Did We Like It? Just look at it! When you don't want to leave the house, go down to Nico Osteria and get their fritto misto, here's an option that I frankly thought was better. Frying each fish-seafood separately seemed key. Great textural contrast, fresh batter. Arugula salad to finish so we could trick ourselves into thinking something nutritious was involved in this meal. Perfect.

How Was the Wine? We'd never heard of the erbaluce grape. After this, we want more. Sparkling erbaluce from north of Turin. Creamy pits of pit fruits to open, then it turned into a bevy of bright sherry notes with lemon peel popping up later.
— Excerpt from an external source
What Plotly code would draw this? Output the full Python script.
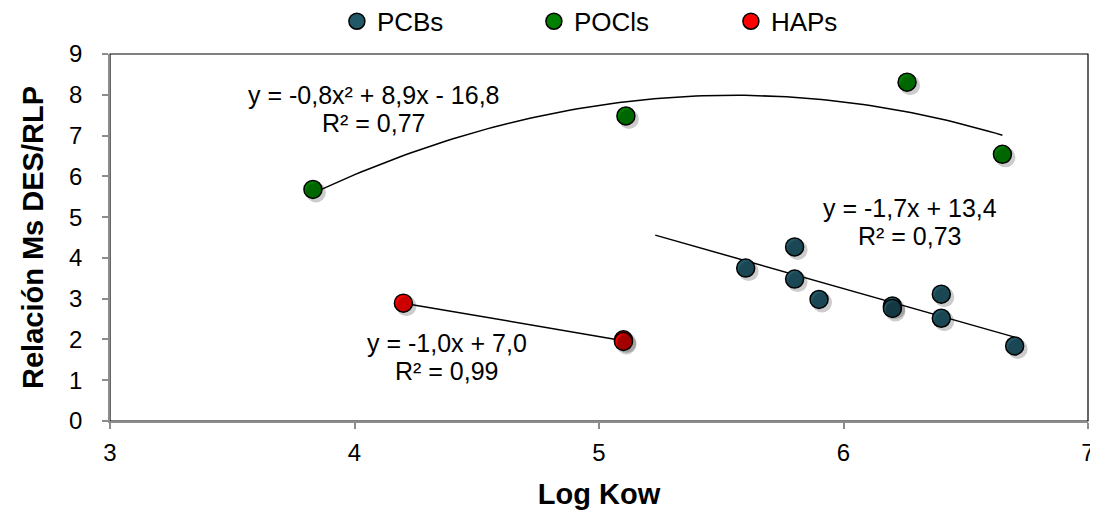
import numpy as np
import plotly.graph_objects as go

# ---- data ----
pcb_x = [5.6, 5.8, 5.8, 5.9, 6.2, 6.2, 6.4, 6.4, 6.7]
pcb_y = [3.75, 4.27, 3.48, 2.98, 2.82, 2.76, 3.11, 2.52, 1.84]
pocl_x = [3.83, 5.11, 6.26, 6.65]
pocl_y = [5.68, 7.48, 8.31, 6.54]
hap_x = [4.2, 5.1, 5.1]
hap_y = [2.89, 1.99, 1.95]

pcb_fit_range = [5.23, 6.7]
pocl_fit_range = [3.83, 6.65]
hap_fit_range = [4.2, 5.1]

series_names = ["PCBs", "POCls", "HAPs"]
eq_texts = ["y = -0,8x² + 8,9x - 16,8", "y = -1,7x + 13,4", "y = -1,0x + 7,0"]
r2_texts = ["R² = 0,77", "R² = 0,73", "R² = 0,99"]

x_ticks = [3, 4, 5, 6, 7]
y_ticks = [0, 1, 2, 3, 4, 5, 6, 7, 8, 9]

colors = ["#215968", "#008000", "#FF0000"]
FONT = "Liberation Sans, Arial, sans-serif"

X_RANGE = [3, 7]
Y_RANGE = [0, 9]
# page body has an 8px margin, so the figure is drawn slightly smaller
FIG_W, FIG_H = 1090, 502
M_L, M_R, M_T, M_B = 102, 10, 46, 89
PLOT_W = FIG_W - M_L - M_R
PLOT_H = FIG_H - M_T - M_B
SHADOW_PX = 3

# label anchor positions (data coords): (x, y of equation line, y of R² line)
label_pos = [(4.08, 8.00, 7.31), (6.27, 5.23, 4.54), (4.38, 1.92, 1.23)]

fig = go.Figure()

def fit_line(xs, ys, deg, rng):
    c = np.polyfit(xs, ys, deg)
    xx = np.linspace(rng[0], rng[1], 100)
    return xx, np.polyval(c, xx)

# shadows (drawn on an overlay axis shifted by a few pixels)
for xs, ys in [(pcb_x, pcb_y), (pocl_x, pocl_y), (hap_x, hap_y)]:
    fig.add_trace(go.Scatter(x=xs, y=ys, mode="markers", xaxis="x2", yaxis="y2",
                             marker=dict(color="rgba(0,0,0,0.2)", size=20, line=dict(width=0)),
                             showlegend=False, hoverinfo="skip"))

for xs, ys, deg, rng in [(pcb_x, pcb_y, 1, pcb_fit_range),
                         (pocl_x, pocl_y, 2, pocl_fit_range),
                         (hap_x, hap_y, 1, hap_fit_range)]:
    xx, yy = fit_line(xs, ys, deg, rng)
    fig.add_trace(go.Scatter(x=xx, y=yy, mode="lines",
                             line=dict(color="black", width=1.5),
                             showlegend=False, hoverinfo="skip"))

for name, xs, ys, col in zip(series_names, [pcb_x, pocl_x, hap_x],
                             [pcb_y, pocl_y, hap_y], colors):
    fig.add_trace(go.Scatter(x=xs, y=ys, mode="markers", name=name,
                             marker=dict(color=col, size=18,
                                         line=dict(color="black", width=1.5))))

ann_font = dict(family=FONT, size=25, color="black")
for eq, r2, (ax, ay1, ay2) in zip(eq_texts, r2_texts, label_pos):
    for txt, ay in [(eq, ay1), (r2, ay2)]:
        fig.add_annotation(x=ax, y=ay, text=txt, showarrow=False, font=ann_font,
                           xref="x", yref="y", borderpad=0)

fig.add_shape(type="rect", xref="paper", yref="paper", x0=0, y0=0, x1=1, y1=1,
              line=dict(color="black", width=1.2), layer="below")

dx = SHADOW_PX * (X_RANGE[1] - X_RANGE[0]) / PLOT_W
dy = SHADOW_PX * (Y_RANGE[1] - Y_RANGE[0]) / PLOT_H

fig.update_layout(
    width=FIG_W, height=FIG_H,
    margin=dict(l=M_L, r=M_R, t=M_T, b=M_B, autoexpand=False),
    paper_bgcolor="white", plot_bgcolor="white",
    font=dict(family=FONT, size=24, color="black"),
    showlegend=True,
    legend=dict(orientation="h", x=0.232, xanchor="left", y=1.025, yanchor="bottom",
                font=dict(size=26), entrywidth=152, itemwidth=30,
                bgcolor="rgba(0,0,0,0)", tracegroupgap=0, borderwidth=0),
    xaxis=dict(range=X_RANGE, tickvals=x_ticks, showgrid=False, zeroline=False,
               showline=True, linecolor="#8c8c8c", linewidth=1.5,
               ticks="outside", tickcolor="#8c8c8c", ticklen=6, tickwidth=1.5,
               tickfont=dict(size=24), ticklabelstandoff=3, automargin=False,
               ticklabeloverflow="allow",
               title=dict(text="<b>Log Kow</b>", font=dict(size=29), standoff=19)),
    yaxis=dict(range=Y_RANGE, tickvals=y_ticks, showgrid=False, zeroline=False,
               showline=True, linecolor="#8c8c8c", linewidth=1.5,
               ticks="outside", tickcolor="#8c8c8c", ticklen=6, tickwidth=1.5,
               tickfont=dict(size=24), ticklabelstandoff=15, automargin=False,
               title=dict(text="<b>Relación Ms DES/RLP</b>", font=dict(size=29), standoff=17)),
    xaxis2=dict(overlaying="x", range=[X_RANGE[0] - dx, X_RANGE[1] - dx], visible=False),
    yaxis2=dict(overlaying="y", range=[Y_RANGE[0] + dy, Y_RANGE[1] + dy], visible=False),
)

fig.write_html("out.html")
Long finish, delicious, and VERY interesting all-around. Most likely has been sitting in the bottle a wee bit too long for this grape, but we sorta loved the snot out of it.

And The Pairing? By no means a perfect fried-food-and-bubbles pairing, but everything separately and together was oh-so wanted and loved. Great meal.
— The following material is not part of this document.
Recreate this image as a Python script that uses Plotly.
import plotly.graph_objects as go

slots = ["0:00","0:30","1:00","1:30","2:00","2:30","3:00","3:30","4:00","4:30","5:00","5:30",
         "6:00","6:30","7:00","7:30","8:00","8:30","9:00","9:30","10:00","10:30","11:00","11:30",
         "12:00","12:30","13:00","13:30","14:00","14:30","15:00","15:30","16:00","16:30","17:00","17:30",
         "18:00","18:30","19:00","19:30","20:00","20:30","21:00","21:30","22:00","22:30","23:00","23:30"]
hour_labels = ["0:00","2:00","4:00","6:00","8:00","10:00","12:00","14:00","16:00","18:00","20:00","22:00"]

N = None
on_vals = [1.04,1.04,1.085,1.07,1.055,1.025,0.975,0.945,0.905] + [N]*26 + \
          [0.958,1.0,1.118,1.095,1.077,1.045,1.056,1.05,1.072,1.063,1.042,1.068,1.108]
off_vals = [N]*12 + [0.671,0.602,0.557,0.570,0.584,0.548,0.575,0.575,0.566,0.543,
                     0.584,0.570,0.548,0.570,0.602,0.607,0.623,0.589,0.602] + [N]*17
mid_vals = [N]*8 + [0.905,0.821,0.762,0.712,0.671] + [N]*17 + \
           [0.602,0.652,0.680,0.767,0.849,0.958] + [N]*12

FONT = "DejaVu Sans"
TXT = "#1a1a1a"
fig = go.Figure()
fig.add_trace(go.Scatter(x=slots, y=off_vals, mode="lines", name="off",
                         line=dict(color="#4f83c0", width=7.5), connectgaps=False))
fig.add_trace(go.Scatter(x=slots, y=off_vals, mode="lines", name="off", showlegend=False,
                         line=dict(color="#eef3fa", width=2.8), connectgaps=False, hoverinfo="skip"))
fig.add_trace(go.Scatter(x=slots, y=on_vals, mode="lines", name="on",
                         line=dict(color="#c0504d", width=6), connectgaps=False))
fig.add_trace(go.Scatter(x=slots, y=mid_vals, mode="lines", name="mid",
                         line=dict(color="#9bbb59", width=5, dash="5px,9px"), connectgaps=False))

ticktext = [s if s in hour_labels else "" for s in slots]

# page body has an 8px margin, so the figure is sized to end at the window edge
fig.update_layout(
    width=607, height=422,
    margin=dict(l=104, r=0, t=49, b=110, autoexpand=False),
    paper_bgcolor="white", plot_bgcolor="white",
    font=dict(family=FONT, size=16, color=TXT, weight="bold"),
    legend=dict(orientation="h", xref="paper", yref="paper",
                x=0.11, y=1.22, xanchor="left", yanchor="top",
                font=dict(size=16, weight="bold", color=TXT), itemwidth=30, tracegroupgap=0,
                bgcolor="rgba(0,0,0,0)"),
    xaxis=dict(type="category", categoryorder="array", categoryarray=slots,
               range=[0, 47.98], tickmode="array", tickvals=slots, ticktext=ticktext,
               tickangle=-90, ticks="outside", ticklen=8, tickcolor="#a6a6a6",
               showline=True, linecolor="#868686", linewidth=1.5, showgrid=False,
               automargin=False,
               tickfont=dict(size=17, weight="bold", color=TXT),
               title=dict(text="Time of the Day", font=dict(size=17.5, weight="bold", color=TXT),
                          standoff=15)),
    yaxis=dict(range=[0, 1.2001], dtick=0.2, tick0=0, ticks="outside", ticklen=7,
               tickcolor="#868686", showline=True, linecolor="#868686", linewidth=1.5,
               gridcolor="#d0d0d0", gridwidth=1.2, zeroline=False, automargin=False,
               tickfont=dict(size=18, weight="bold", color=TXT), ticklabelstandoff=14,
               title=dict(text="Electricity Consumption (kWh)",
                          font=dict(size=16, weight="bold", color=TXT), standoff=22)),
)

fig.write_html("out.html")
Cost: $16 for food, $34 for wine = $50    

Monday: Nando's

Food Details: "I want a big plate of hot chicken and an enormous glut of fries with a bottomless amount of spicy mayo to dip them in." If that is a dinner thought, then go to Nando's. Whole chicken in hot peri-peri. Two sides of fries. Four sides of peri-peri mayo.

Did We Like It? For $60 with a bottle of wine, tip, no cooking or dishes, it's a great deal.

How Was The Wine? 2014 Cara Viva Branco Lisboa. Zippy, fruity, crisp, cheap Portuguese white wine. Nothing spectacular, but fine refreshment, and acid that stood up to the peri-peri in admirable ways.

And The Pairing? It works. Again, Nando's overall is not earth-shatteringly great. It's simply a whole hot and spicy chicken, tons of fries with mayo and a bottle of wine for $60 out the door. It wins in the cost-benefit analysis of end-of-week tiredness vs. roasting up a chicken and frying up fries at home. Just go to Nando's.